The report, embedded below, builds on climate readiness planning at the Pentagon that stretches back to the George W. Bush administration. But today's report is the first to frame climate change as a serious near-term challenge for strategic military operations; previous reports have tended to focus on long-term threats to bases and other infrastructure.
The report "is quite an evolution of the DoD's thinking on understanding and addressing climate threats," said Francesco Femia, co-director of the Center for Climate and Security. "The Department is not looking out into the future, it's looking at what's happening now."
The
report identifies anticipated climate impacts to basic military
operations, training and testing procedures, infrastructure, and
supply chains. It doesn't recommend specific policy changes or detail
costs. Rather, it issues a general call for DoD agencies to build
climate change into their procedures and to ensure climate change is
accounted for in any collaborations with foreign governments and
private contractors.
The
threat posed by climate change to military bases has long been
acknowledged by the Pentagon; a survey of the climate vulnerability
of more than 7,000 military facilities worldwide is due to be
completed soon. In May, for example, a report prepared by 11 retired
military commanders found that the cluster of 29 installations near
Virginia's Chesapeake Bay that together house more than 20 percent of
the Navy's fleet could experience up to seven feet of sea level rise
by 2100.
Today's
report also placed special focus on impacts that are likely to sweep
US troops into action in the short term, a sign that top brass are
increasingly concerned about "the probability that climate
change will increase the likelihood of conflict in strategically
significant parts of the world," Femia said. Water shortages in
the Middle East could benefit terrorist organizations, who can
exploit hunger and unrest to tighten their grip on locals. Increased
shipping traffic in the melting Arctic could spark political tension
between polar nations.
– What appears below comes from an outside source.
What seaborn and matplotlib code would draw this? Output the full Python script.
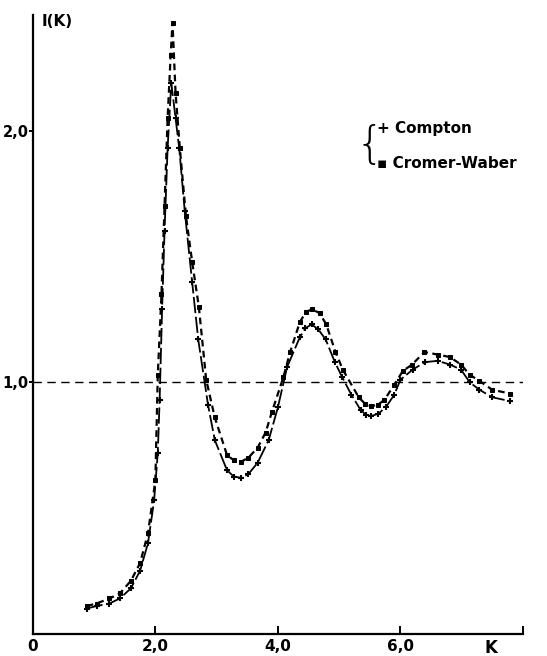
import matplotlib
matplotlib.use("Agg")
import matplotlib.pyplot as plt
import seaborn as sns
import pandas as pd

# Compton (+)
k_compton = [0.88, 1.04, 1.25, 1.42, 1.60, 1.75, 1.88, 1.98, 2.04, 2.07, 2.11, 2.15, 2.20,
             2.26, 2.33, 2.39, 2.48, 2.60, 2.70, 2.86, 2.97, 3.17, 3.28, 3.40, 3.52, 3.67,
             3.85, 4.00, 4.15, 4.36, 4.45, 4.55, 4.66, 4.78, 4.93, 5.05, 5.20, 5.35, 5.44,
             5.52, 5.64, 5.76, 5.90, 6.00, 6.20, 6.40, 6.61, 6.81, 6.99, 7.13, 7.29, 7.50,
             7.79]
i_compton = [0.10, 0.11, 0.12, 0.14, 0.18, 0.25, 0.36, 0.53, 0.72, 0.93, 1.29, 1.60, 1.93,
             2.19, 2.05, 1.93, 1.68, 1.40, 1.17, 0.91, 0.77, 0.65, 0.625, 0.62, 0.635, 0.68,
             0.77, 0.90, 1.06, 1.18, 1.215, 1.23, 1.21, 1.17, 1.08, 1.02, 0.95, 0.89, 0.87,
             0.865, 0.875, 0.90, 0.95, 1.01, 1.05, 1.08, 1.085, 1.07, 1.05, 1.00, 0.97, 0.94,
             0.925]

# Cromer-Waber (square)
k_cromer = [0.88, 1.04, 1.25, 1.42, 1.60, 1.75, 1.88, 2.00, 2.04, 2.10, 2.15, 2.20, 2.25,
            2.28, 2.33, 2.40, 2.50, 2.60, 2.71, 2.83, 2.97, 3.17, 3.28, 3.40, 3.52, 3.67,
            3.80, 3.90, 4.09, 4.20, 4.36, 4.46, 4.56, 4.68, 4.79, 4.94, 5.06, 5.32, 5.42,
            5.52, 5.63, 5.74, 5.90, 6.04, 6.19, 6.39, 6.61, 6.81, 6.99, 7.13, 7.29, 7.50,
            7.79]
i_cromer = [0.11, 0.12, 0.14, 0.16, 0.21, 0.28, 0.40, 0.61, 1.03, 1.35, 1.70, 2.05, 2.30,
            2.43, 2.15, 1.93, 1.66, 1.48, 1.30, 1.01, 0.86, 0.71, 0.69, 0.684, 0.70, 0.74,
            0.80, 0.88, 1.02, 1.12, 1.24, 1.28, 1.29, 1.275, 1.23, 1.12, 1.05, 0.94, 0.915,
            0.905, 0.91, 0.93, 0.99, 1.045, 1.07, 1.12, 1.11, 1.10, 1.07, 1.03, 1.005, 0.97,
            0.955]

x_ticks = [0, 2, 4, 6, 8]
x_labels = ["0", "2,0", "4,0", "6,0", ""]
y_ticks = [1, 2]
y_labels = ["1,0", "2,0"]

sns.set_style("ticks")
plt.rcParams['font.family'] = ['DejaVu Sans']
plt.rcParams['font.weight'] = 'bold'
for key in ['text.color', 'axes.labelcolor', 'xtick.color', 'ytick.color', 'axes.edgecolor']:
    plt.rcParams[key] = 'black'

df_c = pd.DataFrame({'K': k_compton, 'I': i_compton})
df_w = pd.DataFrame({'K': k_cromer, 'I': i_cromer})

fig = plt.figure(figsize=(5.47, 6.56), dpi=100)
ax = fig.add_axes([0.060, 0.034, 0.896, 0.943])

sns.lineplot(data=df_c, x='K', y='I', sort=False, ax=ax, color='black', lw=1.3,
             marker='+', markersize=5, markeredgewidth=1.5, markeredgecolor='black',
             dashes=False)
ax.lines[-1].set_dashes([9, 2])
sns.lineplot(data=df_w, x='K', y='I', sort=False, ax=ax, color='black', lw=1.6,
             marker='s', markersize=3, markeredgecolor='black', dashes=False)
ax.lines[-1].set_dashes([3, 2])

ax.axhline(1.0, color='black', lw=1.0, dashes=[6, 4], zorder=0)

ax.set_xlim(0, 8.0)
ax.set_ylim(0, 2.46)
sns.despine(ax=ax)
for s in ['left', 'bottom']:
    ax.spines[s].set_linewidth(1.6)
ax.set_xticks(x_ticks)
ax.set_xticklabels(x_labels)
ax.set_yticks(y_ticks)
ax.set_yticklabels(y_labels)
ax.tick_params(axis='x', direction='in', length=6, width=1.4, labelsize=11, pad=4)
ax.tick_params(axis='y', direction='out', length=3, width=1.4, labelsize=10.5, pad=0)
ax.set_xlabel('')
ax.set_ylabel('')

ax.text(0.15, 2.435, 'I(K)', fontsize=11, fontweight='bold', va='center', ha='left')
ax.text(7.47, -0.055, 'K', fontsize=12, fontweight='bold', va='center', ha='center',
        clip_on=False)

# legend drawn as text with a brace
ax.text(5.50, 1.94, '{', fontsize=32, fontweight='light', va='center', ha='center')
ax.text(5.62, 2.01, '+ Compton', fontsize=11, fontweight='bold', va='center', ha='left')
ax.text(5.62, 1.87, '\u25aa Cromer-Waber', fontsize=11, fontweight='bold', va='center', ha='left')

fig.savefig('out.png', dpi=100)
Increasing prevalence and severity of natural
disasters worldwide will become a more significant burden for
military-led relief efforts.
Although
the report is a product of a 2009 order by President Obama for all
federal agencies to evaluate climate risks to their operations, Femia
said the strong language is more the result of bottom-up agitation
from troop commanders who are witnessing climate change first-hand.
Last year, for example, Navy Admiral Samuel J. Locklear III, the top
US military commander in the Pacific, singled out climate change as a
principal concern for his operations.